French cuisine is one of the three major cuisines in the world, and it goes without saying that French food is gourmet cuisine. Although it is not so noticeable, the number of people who enjoy drinking sake with French food is increasing nowadays.
Sake required for French cuisine
The Kura Master, a sake competition “by the French, for the French, and for the French cuisine,” is held annually in France. The first one was held in 2017, which means that in recent years, the combination of French cuisine and sake has been gaining attention in the country.
What is unique about this competition is that the top sommeliers in France voluntarily bring together a panel of judges with the desire to hold a sake competition. In other words, the judges are looking for sake to pair with the food in their restaurants.
They note that sake is not only unique in terms of taste but also “easy to store without deterioration after opening the bottle. It’s true that corked wines cannot easily be capped once opened, and it’s a speed race against oxidation, but with sake, the sealed lid can be put back on, so it lasts relatively longer! Certainly, from the point of view of the owner of a restaurant, the ability to preserve sake is a great advantage. And if it enhances the taste of the food, it’s only logical that you would want to use it.
Another advantage of sake is that, like wine, it is easy to serve in a glass. In Japan, more and more places are going out of their way to serve sake, especially kunshu, in wine glasses. A glass that allows you to feel the aroma of the sake is a great way to enjoy a more gorgeous aroma.
In fact, in the last few years, at French restaurants in Paris, France, there has been a sharp increase in the number of opportunities for sommeliers to pair and serve sake with food.

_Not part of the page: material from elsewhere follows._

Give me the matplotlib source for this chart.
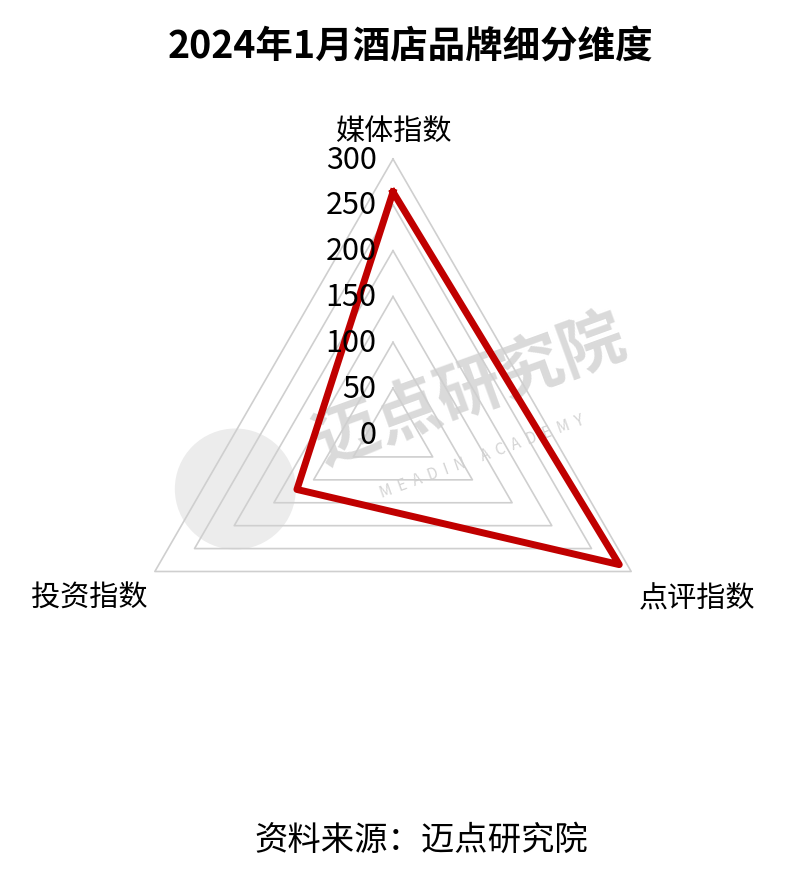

Sake exports to France are skyrocketing
According to trade statistics from Japan’s Ministry of Finance, exports of sake to France have increased by a whopping 2.5 times in the last five years. And the value has more than tripled, which is remarkable not only because of the increase in consumption in France but also because of the increase in unit prices. This shows that sake is becoming more popular in France.
Moreover, there has been born a sake brewery in France that produces sake for French cuisine. There is no doubt that the wave of Japanese and French sake will continue to grow. I would love to try sake made outside of Japan someday.